Chris,

> The great majority of the time, cookies are used for two 
> things.  User prefs
> at a site that provides custom page display.  (my.yahoo.com, 
> excite.com,
> etc.) And online shopping sites that have a "shopping cart" 
> type of setup.
> In the latter case, the cookie only contains information 
> about the items you
> have purchased, and typically has a short expiration period.
> 
> Chris

There appears to be another use for Cookies, which I haven't completely
figured out yet. Just for the fun of it, I recently set my browser to notify
me before setting any type of cookie, and found out that a lot of banners
and ads seem to want to set cookies. Just set your cookie prefs to 'always
ask' and go to http://v3.vapor.com, the ad at the top wil try to set a
cookie.

I haven't looked into it yet, but since banners and ads can come from other
sites, setting cookies from these sites would allow the source of the banner
or ad to see if you have visited other sites which show their banners. This
way, the banner and ad producers can try and find patterns in visitor
behaviour and will probably try to modify the ads and banners to try and
give you more specific ads they think you will like.

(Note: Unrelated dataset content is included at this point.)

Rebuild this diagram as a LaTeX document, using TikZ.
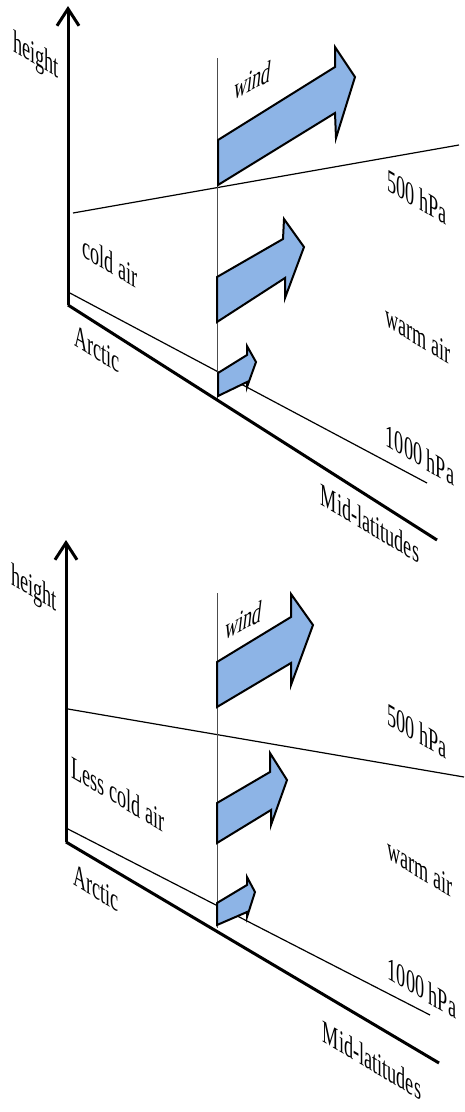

For the PC, there was a program called AtGuard (not available any more),
which filtered out banners and advertisements very effectively. It seemed to
be based on the principle that most commercial sites use names like
'advertisement' for their banner includes, so filtering out anything that
has 'adv' in it gets rid of 90% of the ads.

This kind of functionality would be really great, as it not only gets rid of
unwanted ads, it will render pages faster and require less bandwidth.